Home > relationships > What to do with my “me, me me, mine, mine, mine” child?!

What to do with my “me, me me, mine, mine, mine” child?!

We often say; “I wish parenting had a manual”.   Well, I think I may have found the closest thing to it!  Before I share it, let me take you through a couple of current scenes  around our house;


Scene: we’re at the mall and my son doesn’t get his way, so he responds with arms crossed, and saying; “That’s it, I’m just not going to love you anymore.  I’m going to run away from home”.


Scene: at the dollar store buying items for his birthday party loot bags and my son asks; “Can we buy a toy?”.  I reply by saying he already got his birthday presents.  For his response, see scene above…..


As of late, a whole chapter on similar scenes can be written.  “Where did he get this from??”, I ask myself.  I felt numb, wondering if every Christmas and birthday (and every other day of the year!) would be filled with ME ME ME, MINE MINE MINE!!  I wondered where we’ve gone wrong??  We’re a pretty modest family, fighting consumerism, giving our sons learning opportunities about those less fortunate, and our mission on earth.  So where is this sense of entitlement coming from?!


Then I ran into this book; “The Entitlement-Free Child” while reading Jennifer Grant’s book, “Love You More”.   It only took me seconds to get onto amazon and it was ordered.  I dove right in when it came in the mail!  One of the first things I read in the book stated:


“The entitlement child gets everything he asks for…. now.  He can’t wait.  A parent saying no doesn’t mean no; it means “Maybe, if you keep bugging me” or “I don’t really want to, but….”  The entitlement child doesn’t accept “enough” because he’s afraid he might miss out on “more”.  Driven by immediate gratification, the entitlement child gets what he wants; he just doesn’t get what he needs.  He gets what he wants today but is unsatisfied tomorrow.  His happiness is temporal and conditional.”


“The entitlement free child on the other hand, gets much more.  He trusts that his needs will be met, because he has learned that he can count on other people today and tomorrow.  Life is ok even when he is frustrated, confused or upset.  He has skills.  The entitlement free child learns to see things from another’s point of view, accept limits from others, and delay personal gratification, and he can handle age-appropriate problems.”


“Wow!
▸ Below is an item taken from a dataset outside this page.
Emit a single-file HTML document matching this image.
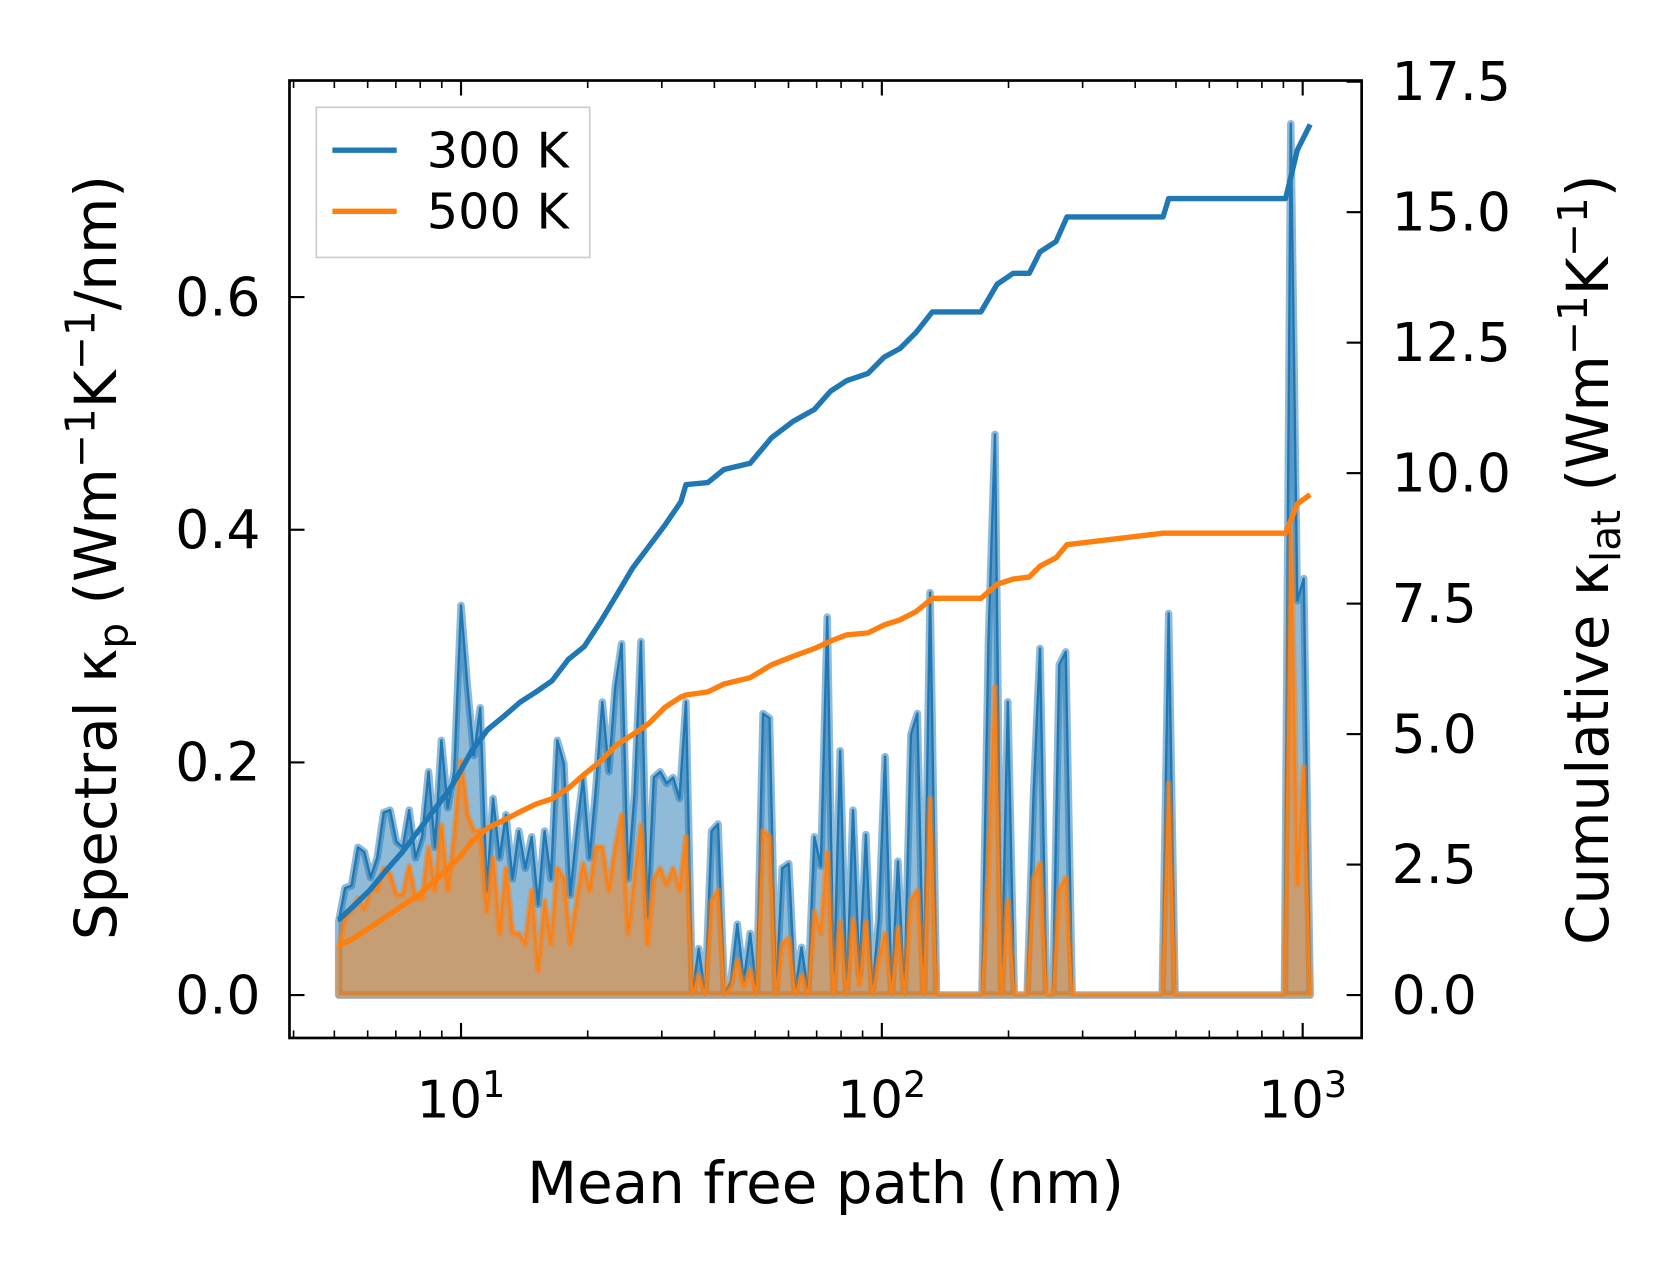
<!DOCTYPE html>
<html><head><meta charset="utf-8">
<style>
html,body{margin:0;padding:0;background:#fff;}
svg{display:block;font-family:"DejaVu Sans","Liberation Sans",sans-serif;}
</style></head>
<body>
<svg id="chart" width="1679" height="1275" viewBox="0 0 1566 1189" xmlns="http://www.w3.org/2000/svg">
<g id="plot"></g>
</svg>
<script>
const mfp = [5.12,5.30,5.49,5.69,5.89,6.10,6.32,6.55,6.78,7.02,7.27,7.53,7.80,8.08,8.37,8.67,8.98,9.30,9.63,10.0,10.36,10.73,11.11,11.51,11.92,12.35,12.79,13.25,13.72,14.21,14.72,15.25,15.79,16.36,16.94,17.55,18.18,18.83,19.50,20.20,20.92,21.67,22.45,23.25,24.08,24.94,25.84,26.76,27.72,28.71,29.74,30.80,31.91,33.05,34.23,35.45,36.72,38.04,39.40,40.81,42.27,43.78,45.35,46.97,48.65,50.39,52.20,54.07,56.00,58.00,60.08,62.23,64.46,66.77,69.16,71.63,74.20,76.85,79.60,82.45,85.40,88.46,91.62,94.90,98.30,101.8,105.5,109.2,113.1,117.2,121.4,125.7,130.2,134.9,139.7,173.0,179.3,185.7,192.4,199.2,206.4,221.4,229.3,237.6,246.1,254.9,264.0,273.5,283.3,463.8,480.4,497.6,905,937,971,1006,1042];
const spec300 = [0.063,0.092,0.094,0.127,0.123,0.101,0.118,0.157,0.159,0.132,0.127,0.159,0.118,0.136,0.192,0.127,0.219,0.161,0.192,0.335,0.265,0.206,0.247,0.090,0.169,0.118,0.155,0.100,0.141,0.109,0.136,0.078,0.141,0.100,0.219,0.199,0.086,0.141,0.187,0.118,0.178,0.252,0.192,0.265,0.302,0.100,0.173,0.304,0.067,0.187,0.192,0.182,0.187,0.169,0.252,0,0.040,0,0.141,0.147,0,0.012,0.061,0.012,0.053,0.003,0.242,0.238,0,0.109,0.113,0.003,0.041,0.003,0.136,0.111,0.325,0.003,0.210,0,0.159,0.017,0.138,0.003,0.065,0.205,0,0.115,0,0.224,0.242,0,0.346,0,0,0,0.307,0.482,0,0.252,0,0,0.173,0.298,0,0,0.284,0.295,0,0,0.328,0,0,0.749,0.339,0.358,0];
const spec500 = [0.040,0.067,0.072,0.083,0.074,0.090,0.090,0.109,0.104,0.086,0.086,0.111,0.083,0.083,0.127,0.090,0.146,0.090,0.136,0.201,0.155,0.141,0.141,0.072,0.118,0.053,0.109,0.053,0.053,0.044,0.090,0.021,0.081,0.044,0.109,0.100,0.044,0.081,0.113,0.090,0.127,0.127,0.090,0.127,0.155,0.053,0.100,0.146,0.044,0.100,0.109,0.095,0.109,0.090,0.136,0,0.017,0,0.081,0.090,0,0.007,0.030,0.007,0.021,0,0.141,0.136,0,0.044,0.049,0,0.017,0,0.072,0.053,0.123,0,0.063,0,0.065,0.009,0.063,0,0.030,0.053,0,0.058,0,0.081,0.090,0,0.169,0,0,0,0.109,0.265,0,0.081,0,0,0.100,0.113,0,0,0.090,0.101,0,0,0.182,0,0,0.399,0.095,0.196,0];
const cumMfp = [5.12,5.56,6.07,6.63,7.24,7.91,8.64,9.43,10.0,10.60,11.58,12.64,13.81,15.08,16.46,17.98,19.63,21.44,23.41,25.56,27.92,30.49,33.29,34.23,38.59,42.13,48.65,54.70,61.50,69.16,75.52,82.45,92.70,101.2,110.5,120.7,131.8,172.0,187.9,205.2,224.0,237.6,259.4,275.4,465.9,480.4,911,971,1042];
const cum300 = [1.44,1.71,2.01,2.38,2.73,3.14,3.55,3.96,4.31,4.68,5.09,5.34,5.61,5.81,6.02,6.43,6.68,7.15,7.66,8.18,8.59,9.00,9.45,9.78,9.82,10.07,10.19,10.68,10.99,11.22,11.57,11.77,11.91,12.22,12.39,12.70,13.09,13.09,13.62,13.83,13.83,14.24,14.44,14.91,14.91,15.26,15.26,16.19,16.68];
const cum500 = [0.94,1.09,1.29,1.50,1.71,1.91,2.18,2.47,2.67,2.94,3.20,3.35,3.51,3.66,3.76,3.96,4.23,4.48,4.79,4.99,5.20,5.51,5.71,5.75,5.81,5.96,6.08,6.33,6.49,6.64,6.78,6.90,6.94,7.09,7.19,7.35,7.60,7.60,7.87,7.97,8.01,8.22,8.38,8.63,8.85,8.85,8.85,9.41,9.59];
const leftTicks = [0.0,0.2,0.4,0.6];
const leftTickLabels = ["0.0","0.2","0.4","0.6"];
const rightTicks = [0,2.5,5,7.5,10,12.5,15,17.5];
const rightTickLabels = ["0.0","2.5","5.0","7.5","10.0","12.5","15.0","17.5"];
const xDecades = [1,2,3];

const L=270,R=1270,T=75,B=968;
const X = v => 430 + (Math.log10(v)-1)*392.5;
const Y = v => 928 - v*1085;
const Y2 = v => 928 - v*48.68;
const NS="http://www.w3.org/2000/svg";
const svg=document.getElementById('chart');
const plot=document.getElementById('plot');
function mk(tag,attrs,parent){const e=document.createElementNS(NS,tag);for(const k in attrs)e.setAttribute(k,attrs[k]);(parent||svg).appendChild(e);return e;}

const defs=mk('defs',{});
const cp=mk('clipPath',{id:'clip'},defs);
mk('rect',{x:L,y:T,width:R-L,height:B-T},cp);
plot.setAttribute('clip-path','url(#clip)');

function areaPath(xs,ys,fy){
  let d='M'+X(xs[0])+','+fy(0);
  for(let i=0;i<xs.length;i++) d+=' L'+X(xs[i]).toFixed(1)+','+fy(ys[i]).toFixed(1);
  d+=' L'+X(xs[xs.length-1])+','+fy(0)+' Z';
  return d;
}
function linePath(xs,ys,fy){
  let d='';
  for(let i=0;i<xs.length;i++) d+=(i?' L':'M')+X(xs[i]).toFixed(1)+','+fy(ys[i]).toFixed(1);
  return d;
}
let e;
e=mk('path',{d:areaPath(mfp,spec300,Y),fill:'rgba(31,119,180,0.5)',stroke:'rgba(31,119,180,0.5)','stroke-width':7,'stroke-linejoin':'round'},plot);


e=mk('path',{d:linePath(mfp,spec300,Y),fill:'none',stroke:'#1f77b4','stroke-width':2.2,'stroke-linejoin':'round'},plot);


e=mk('path',{d:areaPath(mfp,spec500,Y),fill:'rgba(255,127,14,0.5)',stroke:'rgba(255,127,14,0.45)','stroke-width':6,'stroke-linejoin':'round'},plot);


e=mk('path',{d:linePath(mfp,spec500,Y),fill:'none',stroke:'#ff7f0e','stroke-width':2,'stroke-linejoin':'round'},plot);


e=mk('path',{d:linePath(cumMfp,cum300,Y2),fill:'none',stroke:'#1f77b4','stroke-width':5,'stroke-linejoin':'round'},plot);


e=mk('path',{d:linePath(cumMfp,cum500,Y2),fill:'none',stroke:'#ff7f0e','stroke-width':5,'stroke-linejoin':'round'},plot);



e=mk('rect',{x:L,y:T,width:R-L,height:B-T,fill:'none',stroke:'#000','stroke-width':2.5});



for(const d of xDecades){
  const px=X(Math.pow(10,d));
  mk('line',{x1:px,y1:B,x2:px,y2:B-14,stroke:'#000','stroke-width':2});
  mk('line',{x1:px,y1:T,x2:px,y2:T+14,stroke:'#000','stroke-width':2});
  const t=mk('text',{x:px,y:1042,'font-size':48,'text-anchor':'middle'});
  
  
  t.innerHTML='10<tspan dy="-19" font-size="34">'+d+'</tspan>';
}
for(let d=0;d<=3;d++){
  for(let m=2;m<=9;m++){
    const v=m*Math.pow(10,d);
    const px=X(v);
    if(px<L||px>R) continue;
    mk('line',{x1:px,y1:B,x2:px,y2:B-7,stroke:'#000','stroke-width':1.5});
    mk('line',{x1:px,y1:T,x2:px,y2:T+7,stroke:'#000','stroke-width':1.5});
  }
}
leftTicks.forEach((v,i)=>{
  const py=Y(v);
  mk('line',{x1:L,y1:py,x2:L+14,y2:py,stroke:'#000','stroke-width':2});
  const t=mk('text',{x:243,y:py+17,'font-size':50,'text-anchor':'end'});
  
  
  t.textContent=leftTickLabels[i];
});
rightTicks.forEach((v,i)=>{
  const py=Y2(v);
  mk('line',{x1:R,y1:py,x2:R-14,y2:py,stroke:'#000','stroke-width':2});
  const t=mk('text',{x:1298,y:py+17,'font-size':50,'text-anchor':'start'});
  
  
  t.textContent=rightTickLabels[i];
});
</script>
<svg style="position:absolute;left:0;top:0" width="1679" height="1275" viewBox="0 0 1566 1189" xmlns="http://www.w3.org/2000/svg" font-family="DejaVu Sans, Liberation Sans, sans-serif">
<text x="770" y="1122" font-size="54" text-anchor="middle">Mean free path (nm)</text>
<text transform="translate(108,520) rotate(-90)" font-size="54" text-anchor="middle">Spectral κ<tspan dy="11" font-size="38">p</tspan><tspan dy="-11"> (Wm</tspan><tspan dy="-20" font-size="38">−1</tspan><tspan dy="20">K</tspan><tspan dy="-20" font-size="38">−1</tspan><tspan dy="20">/nm)</tspan></text>
<text transform="translate(1500,522) rotate(-90)" font-size="54" text-anchor="middle">Cumulative κ<tspan dy="11" font-size="38">lat</tspan><tspan dy="-11"> (Wm</tspan><tspan dy="-20" font-size="38">−1</tspan><tspan dy="20">K</tspan><tspan dy="-20" font-size="38">−1</tspan><tspan dy="20">)</tspan></text>
<g>
<rect x="295" y="100" width="255" height="140" fill="#fff" fill-opacity="0.8" stroke="#ccc" stroke-width="1.5"/>
<line x1="310" y1="140" x2="370" y2="140" stroke="#1f77b4" stroke-width="5"/>
<text x="398" y="156" font-size="46">300 K</text>
<line x1="310" y1="197" x2="370" y2="197" stroke="#ff7f0e" stroke-width="5"/>
<text x="398" y="213" font-size="46">500 K</text>
</g>
</svg>
</body></html>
Where do I get me one of those?”, I thought!   Jokes aside, I longed for my son to adopt these beautiful traits of an entitlement-free child.  I wrestled for a whole day with these questions burning in the back of my mind.  Then it all came clear to me where he may have learned this from…..


We were hitting up our local McDonald’s for our daily summer routine of dollar drinks.    Then it hit me.  My son has no idea that these drinks are only a dollar!   All he knows is he’s been getting a “special drink” almost every day this summer!  Yike-o-rama!  My mind started to race, recalling many other innocent scenarios that may not have been so “innocent”.  And who was instigating all these harmless indulgences?  ME!!  I wanted a special drink,  I wanted….


I’m an entitlement child trying to raise an entitlement-free child!!


Talk about eating humble pie.   In order to see my son’s behavior change, I’VE got to change.  He’s just following my lead.   Needless to say, I have a whole new outlook on our daily outtings.   Are they feeding my cravings?  Are they to indulge mommy?  Needless to say, I’ve starving my flesh and my wants this past while so I can pass on something greater to my boys than what I’ve been giving.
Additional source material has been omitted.